Well, I think you … I mean, the … the … um, this isn’t coming out right at all.
People produce such “sentences” all the time, but they clearly also know that there is something wrong with them. That is, linguists probably do not want their descriptions of a language to include such sequences. So grammatical sentences are possible sentences that do not contain speech errors.

This is not to say that there is nothing interesting about speech errors. In fact, like human errors more generally, they can give us lots of insights about the underlying mechanisms. There is a whole community of researchers that take speech errors of one kind or another as the data they try to explain.

Degrees of Grammaticality

But there is another complexity; grammaticality doesn’t seem to be an all-or-none matter. That is, while some forms may be completely acceptable to all of the speakers of a given dialect all of the time and other forms may be completely unacceptable to all of the speakers all of the time, there may also be intermediate cases that are not so clear. For example, some English speakers use a chalk for a stick (or piece) of chalk; others would be less comfortable with this (though they would not find it as unacceptable as, say, a clay for a lump of clay). There may even be variation within a single speaker. For example, an English speaker may say for my wife and me on some occasions and for my wife and I on others.

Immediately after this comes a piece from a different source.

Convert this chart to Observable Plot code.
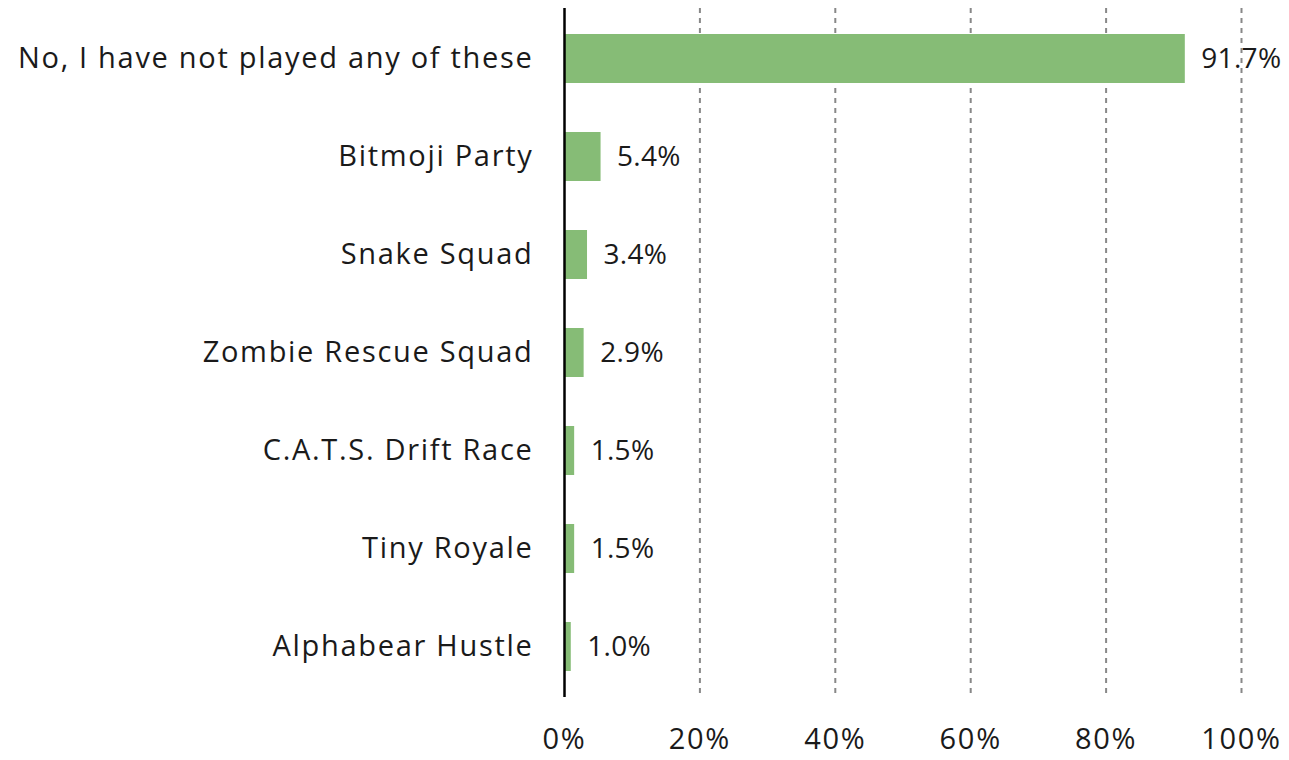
<!DOCTYPE html>
<html>
<head>
<meta charset="utf-8">
<script src="https://cdn.jsdelivr.net/npm/d3@7"></script>
<script src="https://cdn.jsdelivr.net/npm/@observablehq/plot@0.6"></script>
<style>
  html, body { margin: 0; padding: 0; background: #fff; }
  #chart { width: 1289px; height: 760px; }
</style>
</head>
<body>
<div id="chart"></div>
<script>
const categories = [
  "No, I have not played any of these",
  "Bitmoji Party",
  "Snake Squad",
  "Zombie Rescue Squad",
  "C.A.T.S. Drift Race",
  "Tiny Royale",
  "Alphabear Hustle"
];
const values = [91.7, 5.4, 3.4, 2.9, 1.5, 1.5, 1.0];
const labels = ["91.7%", "5.4%", "3.4%", "2.9%", "1.5%", "1.5%", "1.0%"];
const xTicks = [0, 20, 40, 60, 80, 100];
const gridTicks = [20, 40, 60, 80, 100];

const data = categories.map((c, i) => ({category: c, value: values[i], label: labels[i]}));

const chart = Plot.plot({
  width: 1289,
  height: 760,
  marginLeft: 564,
  marginRight: 48,
  marginTop: 8,
  marginBottom: 63,
  style: {fontSize: "29px", fontFamily: "'Open Sans', Lato, sans-serif", color: "#1a1a1a", letterSpacing: "1.7px"},
  x: {domain: [0, 100], ticks: xTicks, tickFormat: d => d + "%", tickSize: 0, tickPadding: 31, label: null},
  y: {domain: categories, paddingInner: 0.5, paddingOuter: 0.25, tickSize: 0, tickPadding: 31, label: null},
  marks: [
    Plot.gridX(gridTicks, {stroke: "#888", strokeOpacity: 1, strokeWidth: 2, strokeDasharray: "5,5"}),
    Plot.barX(data, {x: "value", y: "category", fill: "#86bc76"}),
    Plot.ruleX([0], {stroke: "#000", strokeWidth: 2.5}),
    Plot.text(data, {x: "value", y: "category", text: "label", textAnchor: "start", dx: 16, fontSize: 28, fill: "#1a1a1a"})
  ]
});
d3.select(chart).selectAll('g[aria-label="text"] text').style("letter-spacing", "0.3px");
document.getElementById("chart").appendChild(chart);
</script>
</body>
</html>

Returning to the examples we see that by the definition of grammaticality that linguists work with, such sentences as this one may be perfectly grammatical for the person who said it: “He don’t mean nothin”.

A complete description of the grammar of these people (and the community of speakers that they belong to) would have to specify just what counts as a grammatical sentence and what doesn’t (for example, he don’t nothin’ mean or he don’t meant nothin’), possibly singling out areas of grammar where there is disagreement and variation among the speakers. This description would obviously have to say something about word order and about which forms can go with which other forms (“meant” can a perfectly good word in a dialect, but not following don’t).

But some linguists are not satisfied with just describing the grammatical sentences because this says nothing about what those sentences are for. Instead these linguists are concerned with describing how meanings and functions of language relate to words and grammatical sentences. So a grammatical sentence (for some English speakers) doesn’t help us understand how this sentence conveys information about some person familiar to the hearer and about the speaker’s belief about that person’s intentions. Hence, what should we be saying how language accomplishes things for speakers and hearers?

Finally, those same linguists who are interested in how sentences convey meaning may also be interested in describing a fourth sort of aspect of the language, a sort of “correctness” that is different from grammaticality. A sentence can be grammatical and meaningful — that is, the words and grammatical patterns in the sentence can sound right and correctly describe some possible situation in the world — but the sentence can still be inappropriate. Consider the following sentence:”There is no life on the moon.”

This sentence makes perfect sense and describes a true state of affairs. But if you walked up to a stranger on the street and said it, they’d think you were crazy. It would not be an appropriate way to begin (or end, for that matter) a conversation with a stranger. Just as speakers of a language have knowledge about what is grammatical in their language, they also have knowledge about what is appropriate.

Learners’ Errors

Of course not everyone who uses a language or dialect knows how to do so grammatically and appropriately in all situations. In particular, language learners have only imperfect knowledge of the language or dialect they are learning, and they can be expected to make errors. Children learning English as a first language may say “doos” for juice or me up when they want to be picked up. Teenaged speakers of English as a first language may still commit errors of appropriateness, using informal expressions such as bigtime in formal contexts. And adults learning English as a second language may say “diss” or “dees” for this or I make the homework for I am doing the homework. We consider these to be errors, but there are only errors from the perspective of the system defined by the behavior of the adult native speakers of the language or dialect that is being learned. Such examples can also be seen relative to the learner’s own linguistic system, which has its own pronunciation, vocabulary, grammar, and patterns of usage. Researchers studying second-language learning often find it useful to treat the learner’s knowledge of the second language as a sort of language in its own right, what they call “inter-language”.